Spending smarter: Scoring for esports teams

It’s an ideal time to post this one today soon after the Esports weekly aired that discussed ‘Money in Esports: How it’s earned and spent’. I made a few tweaks to what I’d previously written because some of the guests echoed a little of what I thought.

But I think a question that wasn’t answered was ‘How to better evaluate your teams income stream and have cash left over (for finance geeks ‘liquidity’) to spend on things you least expect.

Looking back at teams of yesteryear, the crippling nail in the coffin has most often been lack of access to cash. Interestingly enough, I’ve seen liquidity to be the main reason why some of the most successful start-ups fail outside esports as well. Of course, just a personal insight not a generalization but it is noteworthy.

So how are teams dealing with their cash flow better now?

It’s gotta start with a more structured sales process. One of the things few sales folks do in the space now is to ‘grade/score’ their sales leads and then utilize the scoring beyond partner onboarding. Just because someone is paying you $50,000 today doesn’t at all suggest that someone else paying you the same amount can be considered the same.

There are a host of factors that influence how you need to deal with one clients money in comparison to another

This might be super boring for a bulk of people to follow but I assure you it’s something worth putting time into in order to better manage cash flow.

Create your own scoring system and saving processes.

At one point Billionaire investor Warren Buffet was the richest man in the world (or quite close) and was famously known to say:
“Do not save what is left after spending instead spend what is left after saving”

So what do I mean by scoring? In short, you need to list out factors that determine the quality of your lead. Some examples of attributes you can use are ‘Length of time company has been established, Historical data available, Quality of legal team, Average payment terms’ and grade each lead between 1-10. 1 being the least reliable and 10 being the best. Decide on all of your attributes and score each client this way. Now depending on the sore each client gets, create ranges that signify what determines a low risk client to a high risk client. So for example, a score of 5-10 is a very high risk client while a score of 80-100 would be a low risk, stable client.

Once you’ve determined the risk rating of the client you’ll now need to figure out what % of the income you receive from them each month should be saved and what should be spent.

Naturally, the higher the risk rating of the client the more you will need to save from each month of the income they bring you. If you onboard an extremely high risk client, look to save upto 50% of what they pay you and only factor in the 50% that remains in what you can spend.

Why does this work?

Because managing your cash flow today will help you to be better off tomorrow. Talk to your players and let them know what you plan to do. This way, you’ll have a cash surplus available that if required you can reward the team with at the end of a big tournament or season. You also don’t end up relying on income each month that might disappear. And if it does, you’re prepared for it because the amount you have to make up is far less than what it would have been if you were spending nearly every penny that came in.
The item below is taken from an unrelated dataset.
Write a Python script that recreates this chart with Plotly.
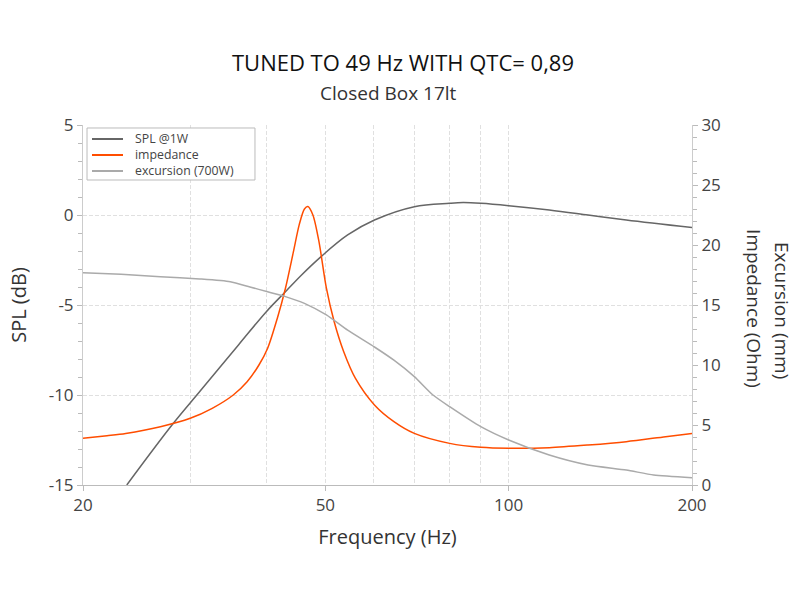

Obviously developing your lead scoring system will take a bit of planning but I swear to you, it might be the difference between your team being a cash healthy business and one that barely breathes month to month and most likely headed for bankruptcy. Which is bad. Stating the obvious but yeah, very bad. Owing players and others money because you didn’t manage the cash you had coming in is probably the worst way to go for an org because it also kills the reputation of the person running the org for close to what I like to think of as.. eternity.